As the rock serpentinizes to create nickel, the process also creates magnetite. This magnetite lights up under a certain magnetic intensity range. Steve Balch, Vice President of Exploration, Canada Nickel helped sort the raw geophysical data and tuned the magnetic intensity to identify these underlying deposits. Although the company hasn't picked up all the targets, it was surprised by the accuracy of serpentinized dunite and peridotite targeting that was achievable through this methodology.
The company also found areas within the region that weren't drilled before the 70s. There were several discoveries around the Timmins area that were present at the edge of the structures. These discoveries led to the extensive drilling that was carried out in the 70s and 90s around the edge of the structures to attain over 1% nickel deposits.
The last hole company drilled hit at a depth of 150m with 0.3% nickel on the edge. This hole is a 2km by 400m anomaly or a 6km by 300m anomaly. These discoveries bring the project within the top 10 globally in terms of size. In fact, the deposit features an even larger geophysical footprint than the Crawford asset.

Targets 2021 and Beyond
Canada Nickel is looking to prioritize the Crawford deposit, with a Feasibility Study planned by the end of 2022. The company intends to run detailed geophysics at the regional properties and then commence drill operations. It is aiming to increase the Crawford resource by 50-100%, bringing the overall resource to 2-2.5Bnt. The additional 500Mt will not be part of the mine plan as it won't serve to add value.
The company seeks to demonstrate that these regional acquisitions will lead to a 1.2-1.5 times project value for the existing NPV (Net Present Value). To showcase the potential, the company has an aggressive drill program planned.
Once the Crawford deposit is fully-evaluated, the company anticipates that its share price would jump multi-folds. Following this, the company will focus on raising capital to fund an extensive drill program. The company is prioritizing potential over a resource at this point in time.

M&A Considerations
Canada Nickel is open to offloading the project in the future. However, currently, it is looking to bring a strategic partner on board by the end of next year. The asset has distinct characteristics that make it favorable for acquisition by a major. This district-scale project is a multi-decade, multi-expansion asset with several high-potential nickel targets. Additionally, the deposit benefits from a well-built infrastructure, with close proximity to highways, railways, and power lines.
Canada Nickel is looking to bring in a strategic partner on board with a 10-15% stake. The company is seeking a strategic partner with a strong investment ability to unlock the potential of the Crawford asset. This will enable the company to become a global producer for the 3rd generation of nickel supply.

Carbon Credits
The asset features rocks that have the ability to spontaneously absorb CO2, a significant upside from a carbon credits perspective. The company continues to demonstrate the scale of the project. At the Crawford asset, the 900Mt resource is present within the main zone that is spread under 1 square kilometer of the geophysical footprint.
The recent acquisition by the company was a 37 square kilometer area that features a similar geophysical footprint along with 40 times higher resources. This region also features rocks that can spontaneously absorb CO2, making it a highly sustainable and carbon-conscious nickel mining operation. This operation will generate significant value in carbon credits for the company.

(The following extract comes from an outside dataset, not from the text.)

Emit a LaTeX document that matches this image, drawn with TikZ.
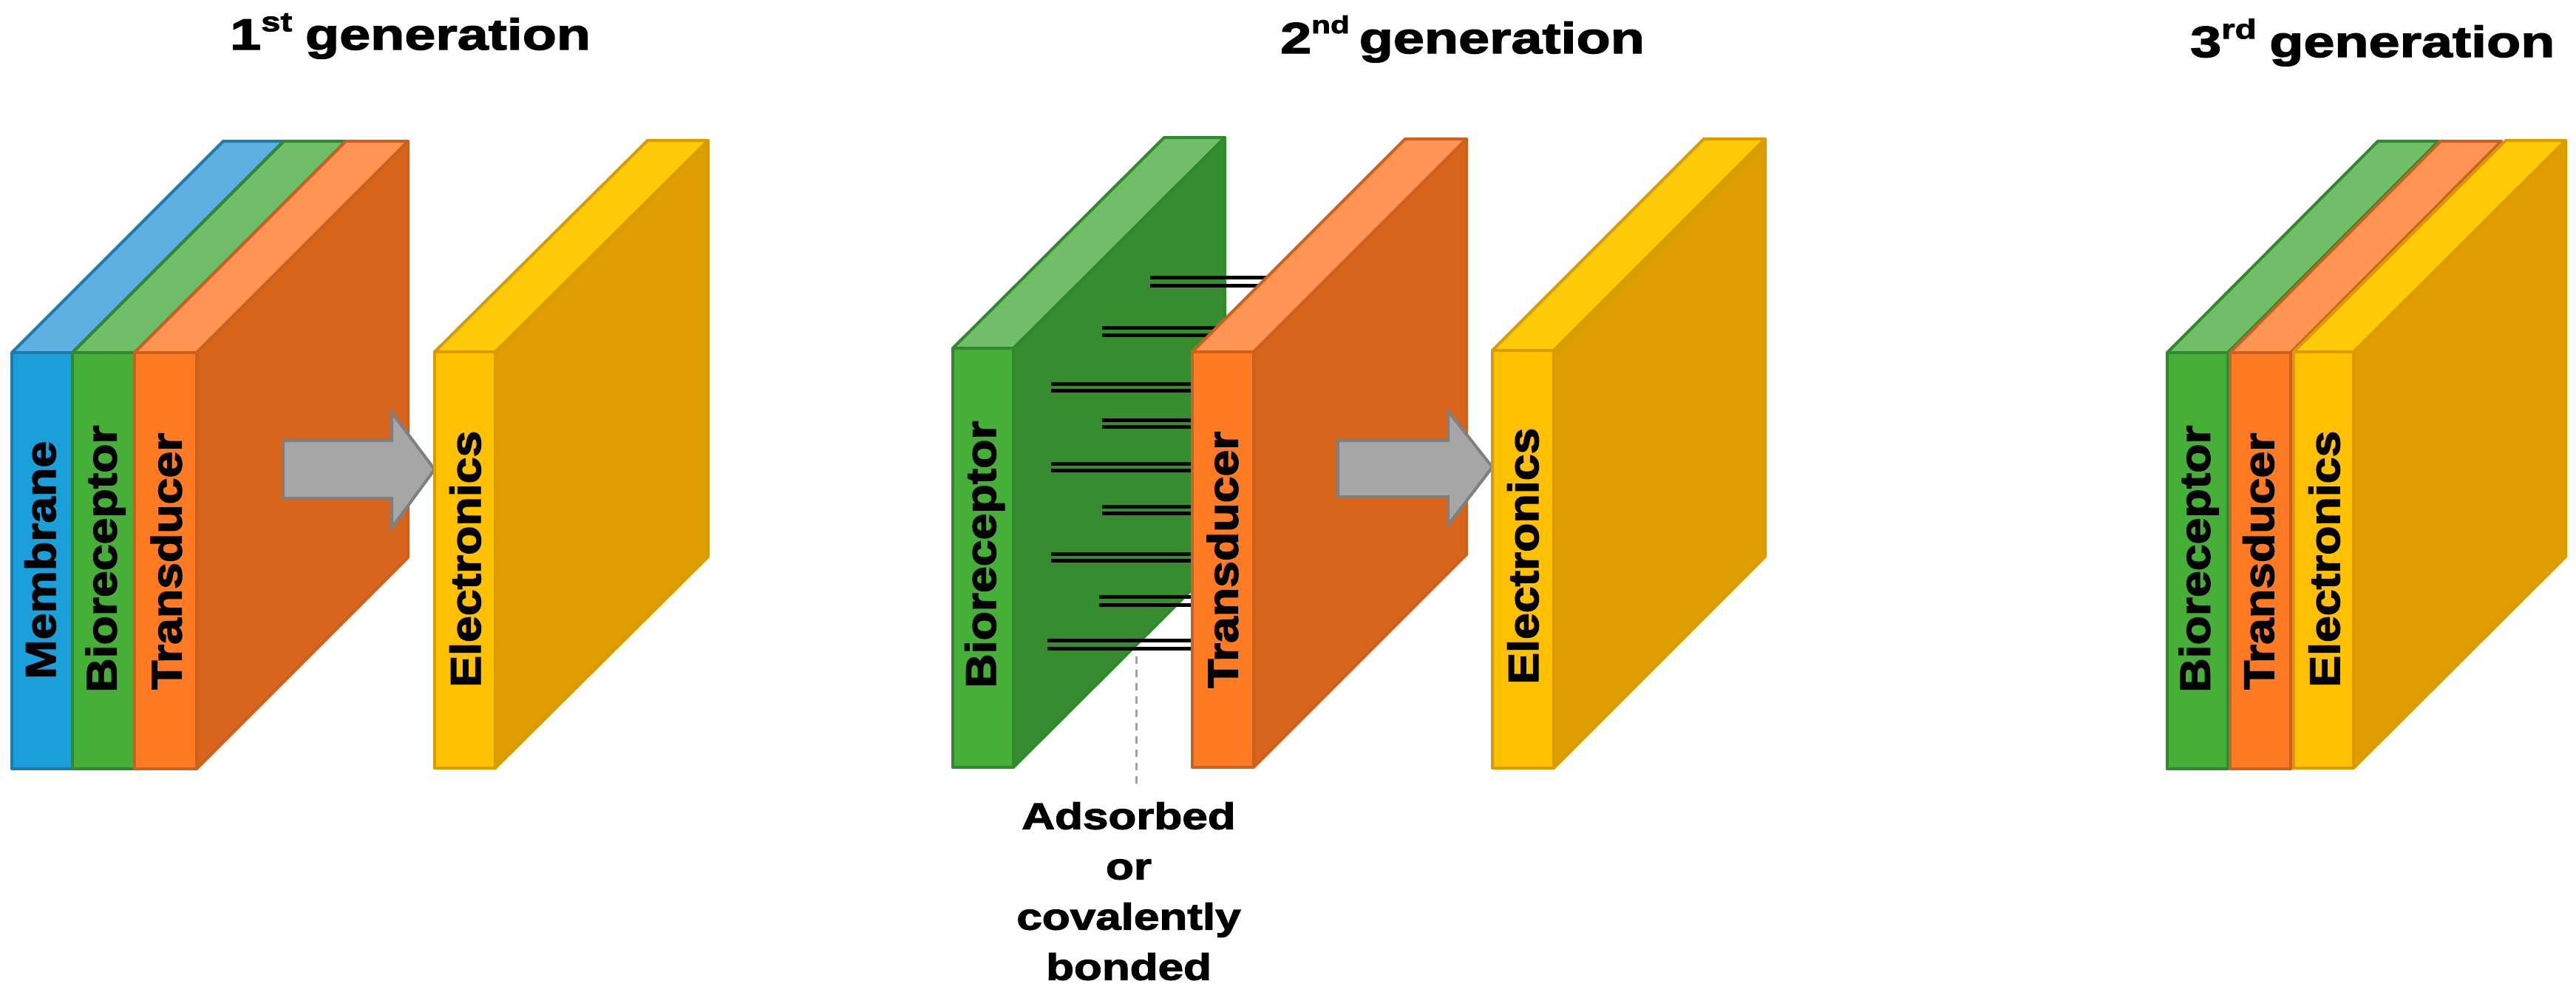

A New Generation of Nickel Supply
Canada Nickel's Timmins district has the potential to generate high-grade nickel reserves with a significantly lower carbon footprint compared to other nickel operations. This operation will provide a large-scale nickel supply to the EV (Electric Vehicles) market and consumers in the western hemisphere that are seeking new sources of nickel. This would also reduce the dependence on Indonesia and China for nickel sourcing.
A recent announcement by the Indonesian government to limit permits for NPI (Nickel Pig Iron) projects led to a 10% spike in nickel's market price. This move was a way for the government to limit exports for nickel to conserve the nation's nickel resource.

This announcement has serious ramifications for the Western car companies as a major portion of nickel supply is sourced from Indonesia. As the nickel supply for the West has been shrinking for the past decade, North American car companies are seeking new sources of supply at the earliest to sustain production.
Canada Nickel has multiple deals in place with companies including Glencore along with optionality. This places the company in a strong position to advance and grow its assets.